Cuando veo a Pedro Sánchez repartiendo millones desde la Moncloa como si fuera el rey Midas el día del cumpleaños de Jordi Pujol, me cuesta contener la sonrisa. Quién habría dicho, hace cuatro o cinco años, que Sánchez acabaría convirtiéndose no solo en el amo de la política española, sino también en una de las figuras más representativas de la nueva hornada de dirigentes europeos.

En España, la política me hace pensar cada día más en una novela de Tom Sharpe. Me acuerdo de una que acababa con el portero de una universidad de niños mimados convertido en el decano del centro. Sánchez era el político más anodino de la generación de machos alfa y de femmes fatales que el Estado generó para combatir al procesismo y es el que ha hecho más camino.

Mientras los partidos de la Generalitat venden el mismo humo de hace cuarenta años, Sánchez se ha sabido integrar en la oleada de jóvenes líderes del continente que se declaran europeístas a la vez que traicionan los ideales de la generación de Helmut Kohl. El presidente socialista ha leído bien la oportunidad que le daba el bichito amarillo de Wuhan y el PP lo tendrá difícil para sacarlo de la Moncloa.

Sánchez es el catalanismo de las izquierdas españolas, es decir, una agonía larga pero dulce para los derrotados de la historia y, precio por precio, lo acabarán votando incluso los nostálgicos de Rajoy y los antiguos procesistas. La derecha española necesita blandir el espantajo del peligro separatista, y no creo que la política catalana haya dado una generación de títeres tan inofensiva, mediocre y genuflexa.

Sánchez está en la línea de la historia y, con la clase dirigente de hipócritas que gobierna Catalunya, tendrá margen para centralizar hasta el infinito. Ahora que el ejército americano se marcha de Alemania, además, Europa sí que será un club de Estados –un club de Estados cada vez más autoritarios y de derechas, aunque las criadas del poder demonicen a Donald Trump para disimularlo.

Los episodios más bestias de la comedia todavía tienen que llegar. Es demencial que los políticos hablen de elecciones ahora que podrían discutir sobre las medidas que hay que tomar para proteger a nuestros médicos y preparar los hospitales para un eventual rebrote de la pandemia. Madrid y Barcelona juegan a la ruleta rusa porque en el fondo ya les va bien que el bichito amarillo de Wuhan les haga el trabajo de la policía política.

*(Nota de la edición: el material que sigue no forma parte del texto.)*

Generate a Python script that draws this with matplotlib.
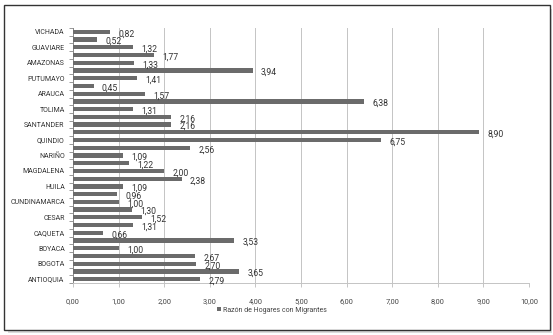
import matplotlib
matplotlib.use("Agg")
import matplotlib.pyplot as plt
from matplotlib.patches import Rectangle
import numpy as np

# departments, bottom to top (DANE order)
departamentos = [
    "ANTIOQUIA", "ATLANTICO", "BOGOTA", "BOLIVAR", "BOYACA", "CALDAS",
    "CAQUETA", "CAUCA", "CESAR", "CORDOBA", "CUNDINAMARCA", "CHOCO",
    "HUILA", "LA GUAJIRA", "MAGDALENA", "META", "NARIÑO", "NORTE DE SANTANDER",
    "QUINDIO", "RISARALDA", "SANTANDER", "SUCRE", "TOLIMA", "VALLE",
    "ARAUCA", "CASANARE", "PUTUMAYO", "SAN ANDRES", "AMAZONAS", "GUAINIA",
    "GUAVIARE", "VAUPES", "VICHADA",
]
razon = [
    2.79, 3.65, 2.70, 2.67, 1.00, 3.53,
    0.66, 1.31, 1.52, 1.30, 1.00, 0.96,
    1.09, 2.38, 2.00, 1.22, 1.09, 2.56,
    6.75, 8.90, 2.16, 2.16, 1.31, 6.38,
    1.57, 0.45, 1.41, 3.94, 1.33, 1.77,
    1.32, 0.52, 0.82,
]
xticks = np.arange(0, 11, 1)
serie = "Razón de Hogares con Migrantes"

plt.rcParams["font.family"] = ["Roboto", "DejaVu Sans"]

fig = plt.figure(figsize=(5.53, 3.35), dpi=100)
ax = fig.add_axes([73 / 553, 1 - 283 / 335, (529 - 73) / 553, (283 - 28) / 335])

y = np.arange(len(departamentos))
ax.barh(y, razon, height=0.55, color="#6b6b6b", zorder=3, label=serie)
for yi, v in zip(y, razon):
    ax.annotate(f"{v:.2f}".replace(".", ","), (v, yi), xytext=(6, -1.5),
                textcoords="offset points", va="center", ha="left",
                fontsize=6.2, color="#333333")

ax.set_xlim(0, 10)
ax.set_ylim(-0.5, len(departamentos) - 0.5)
ax.set_xticks(xticks)
ax.set_xticklabels([f"{t:.2f}".replace(".", ",") for t in xticks], fontsize=5.3, color="#444444")
ax.set_yticks(y[::2])
ax.set_yticklabels(departamentos[::2], fontsize=5, color="#333333")
ax.set_yticks(np.arange(-0.5, len(departamentos), 1), minor=True)
ax.tick_params(axis="y", which="major", length=0, pad=6)
ax.tick_params(axis="y", which="minor", length=3, color="#888888", width=0.6)
ax.tick_params(axis="x", length=3, color="#bbbbbb", width=0.6, pad=8)
ax.grid(axis="x", color="#c4c4c4", linewidth=0.7, zorder=0)
for s in ["top", "right"]:
    ax.spines[s].set_visible(False)
ax.spines["bottom"].set_color("#c4c4c4")
ax.spines["bottom"].set_linewidth(0.7)
ax.spines["left"].set_color("#888888")
ax.spines["left"].set_linewidth(0.7)

fig.legend(loc="center", bbox_to_anchor=(272 / 553, 1 - 310 / 335), frameon=False,
           fontsize=5, handlelength=0.6, handleheight=0.6, handletextpad=0.3,
           labelcolor="#444444")

# outer frame with shadow
fig.patches.append(Rectangle((8 / 553, 1 - 333 / 335), 544 / 553, 324 / 335,
                             transform=fig.transFigure, facecolor="#dcdcdc",
                             edgecolor="none", zorder=-2))
fig.patches.append(Rectangle((4 / 553, 1 - 330 / 335), 546 / 553, 325 / 335,
                             transform=fig.transFigure, facecolor="white",
                             edgecolor="#333333", linewidth=1.0, zorder=-1))

fig.savefig("out.png", dpi=100)
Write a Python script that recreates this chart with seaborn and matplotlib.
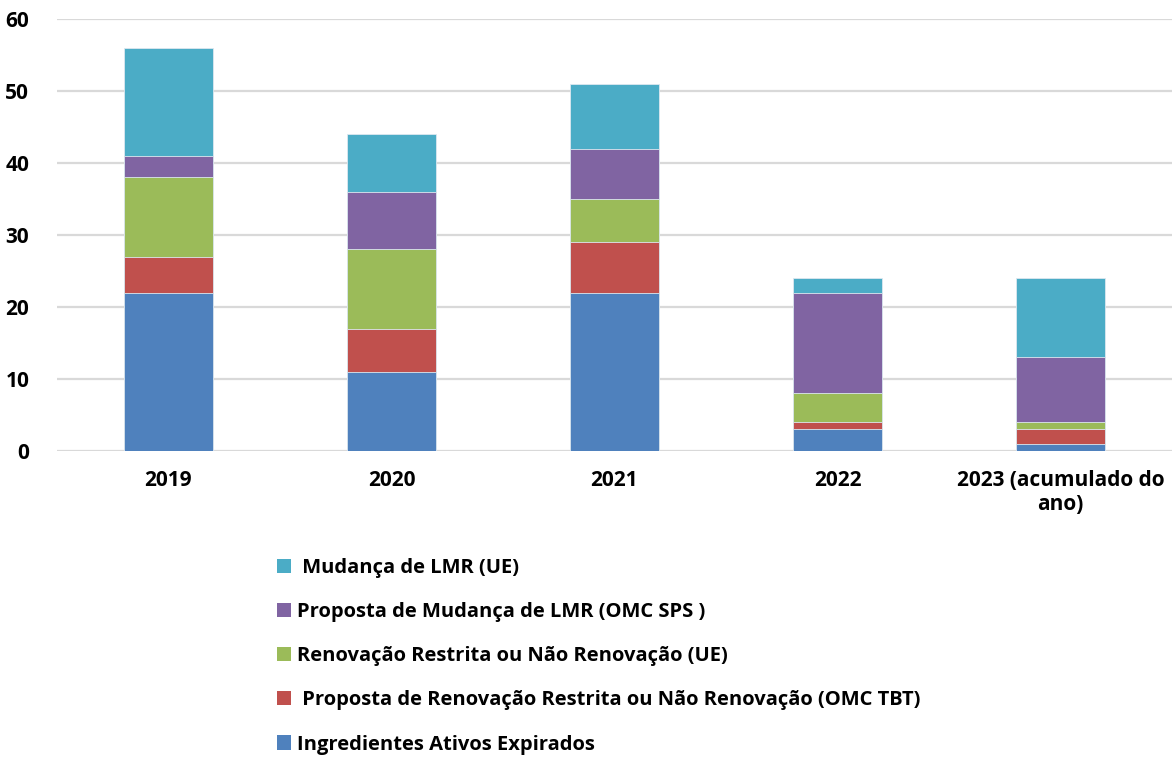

Estamos en aquel punto de la historia en el cual el mundo hace limpieza y los sectores de población más dormidos o más indefensos son descabalgados del carro del progreso después de haber sido utilizados sin ningún escrúpulo. No es casualidad que La Vanguardia hable sobre el penalti de Guruceta, el encanto de las ramblas y las matanzas de la Guerra Civil como si estuviéramos a principios de los años setenta, o que Estados Unidos vuelva a la violencia racial con esta crudeza un poco vintage.

Se trata de poner los contadores a cero para corregir los malentendidos de la globalización y cada país tiene sus fantasmas y sus problemas. En Catalunya creímos que lo tendríamos todo pagado, y que todavía nos sobraría dinero y talento para pagar las farras de los otros. Ahora vendrá la factura y la penitencia y, si tenemos suerte, saldrá el catalán individualista que irá coleando por el mundo mientras su clase dirigente saquea los restos de la autonomía como una plaga de termitas.